+++ MATERIAL PROVIDED
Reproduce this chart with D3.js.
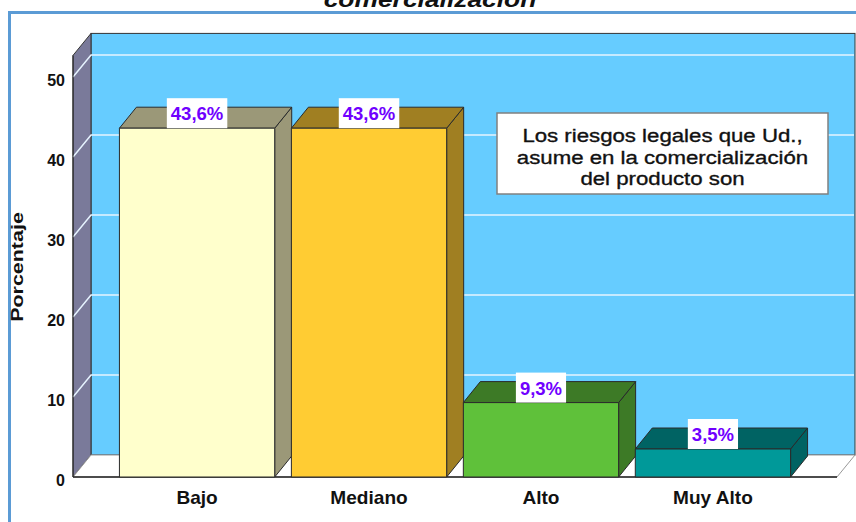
++++++
+++ MATERIAL PROVIDED
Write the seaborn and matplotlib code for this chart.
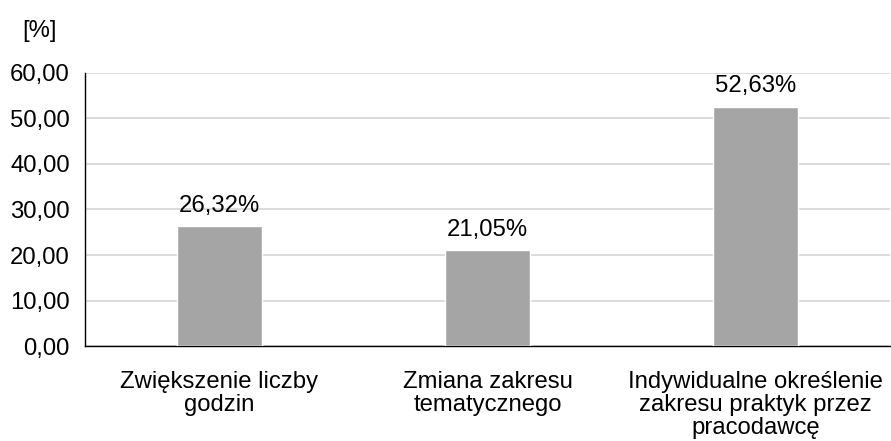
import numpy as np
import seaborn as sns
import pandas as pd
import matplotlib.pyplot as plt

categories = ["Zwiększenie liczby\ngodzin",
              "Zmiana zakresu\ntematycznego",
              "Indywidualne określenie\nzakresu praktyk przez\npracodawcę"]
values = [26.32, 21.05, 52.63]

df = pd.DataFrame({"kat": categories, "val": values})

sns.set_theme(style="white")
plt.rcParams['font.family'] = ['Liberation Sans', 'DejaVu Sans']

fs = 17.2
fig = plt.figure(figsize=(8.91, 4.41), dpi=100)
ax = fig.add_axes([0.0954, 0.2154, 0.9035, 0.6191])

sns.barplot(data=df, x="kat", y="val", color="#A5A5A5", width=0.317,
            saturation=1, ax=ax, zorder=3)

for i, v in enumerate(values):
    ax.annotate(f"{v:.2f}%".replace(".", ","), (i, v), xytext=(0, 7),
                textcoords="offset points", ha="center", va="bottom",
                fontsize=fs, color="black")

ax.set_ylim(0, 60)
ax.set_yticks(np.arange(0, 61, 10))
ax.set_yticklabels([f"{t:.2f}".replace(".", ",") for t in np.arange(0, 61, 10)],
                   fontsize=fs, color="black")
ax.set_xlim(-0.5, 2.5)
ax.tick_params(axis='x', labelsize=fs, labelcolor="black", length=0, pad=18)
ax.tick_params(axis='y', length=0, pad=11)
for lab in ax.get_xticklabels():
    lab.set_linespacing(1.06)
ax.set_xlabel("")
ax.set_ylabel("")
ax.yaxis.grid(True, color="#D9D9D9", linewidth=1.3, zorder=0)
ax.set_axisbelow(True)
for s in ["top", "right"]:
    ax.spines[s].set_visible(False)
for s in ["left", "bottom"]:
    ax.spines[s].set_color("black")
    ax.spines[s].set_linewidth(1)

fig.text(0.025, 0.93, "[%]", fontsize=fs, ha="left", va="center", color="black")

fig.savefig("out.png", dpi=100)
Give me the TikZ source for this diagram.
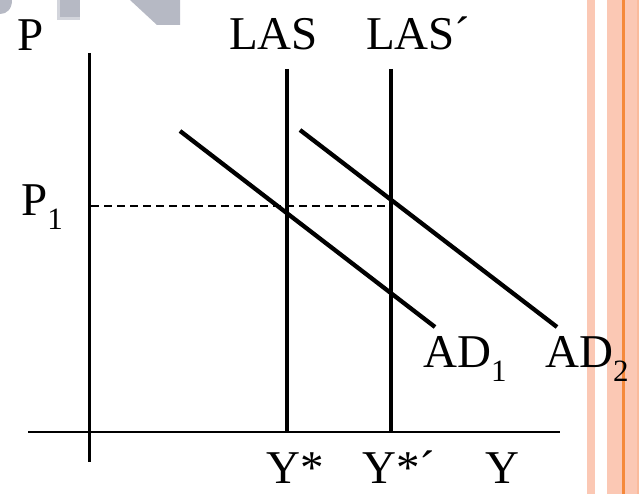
++++++
+++ MATERIAL PROVIDED
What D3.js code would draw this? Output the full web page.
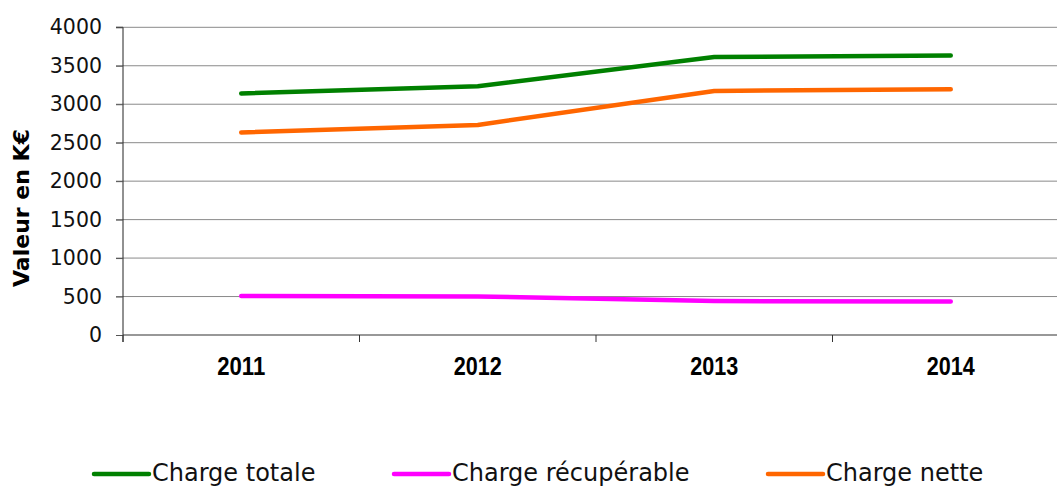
++++++
Write out word for word the lines above that run from the one with "Write the seaborn" to the one with "Give me the TikZ source for this diagram.". Include both end lines; exclude the images.

Write the seaborn and matplotlib code for this chart.
import numpy as np
import seaborn as sns
import pandas as pd
import matplotlib.pyplot as plt

categories = ["Zwiększenie liczby\ngodzin",
              "Zmiana zakresu\ntematycznego",
              "Indywidualne określenie\nzakresu praktyk przez\npracodawcę"]
values = [26.32, 21.05, 52.63]

df = pd.DataFrame({"kat": categories, "val": values})

sns.set_theme(style="white")
plt.rcParams['font.family'] = ['Liberation Sans', 'DejaVu Sans']

fs = 17.2
fig = plt.figure(figsize=(8.91, 4.41), dpi=100)
ax = fig.add_axes([0.0954, 0.2154, 0.9035, 0.6191])

sns.barplot(data=df, x="kat", y="val", color="#A5A5A5", width=0.317,
            saturation=1, ax=ax, zorder=3)

for i, v in enumerate(values):
    ax.annotate(f"{v:.2f}%".replace(".", ","), (i, v), xytext=(0, 7),
                textcoords="offset points", ha="center", va="bottom",
                fontsize=fs, color="black")

ax.set_ylim(0, 60)
ax.set_yticks(np.arange(0, 61, 10))
ax.set_yticklabels([f"{t:.2f}".replace(".", ",") for t in np.arange(0, 61, 10)],
                   fontsize=fs, color="black")
ax.set_xlim(-0.5, 2.5)
ax.tick_params(axis='x', labelsize=fs, labelcolor="black", length=0, pad=18)
ax.tick_params(axis='y', length=0, pad=11)
for lab in ax.get_xticklabels():
    lab.set_linespacing(1.06)
ax.set_xlabel("")
ax.set_ylabel("")
ax.yaxis.grid(True, color="#D9D9D9", linewidth=1.3, zorder=0)
ax.set_axisbelow(True)
for s in ["top", "right"]:
    ax.spines[s].set_visible(False)
for s in ["left", "bottom"]:
    ax.spines[s].set_color("black")
    ax.spines[s].set_linewidth(1)

fig.text(0.025, 0.93, "[%]", fontsize=fs, ha="left", va="center", color="black")

fig.savefig("out.png", dpi=100)
Give me the TikZ source for this diagram.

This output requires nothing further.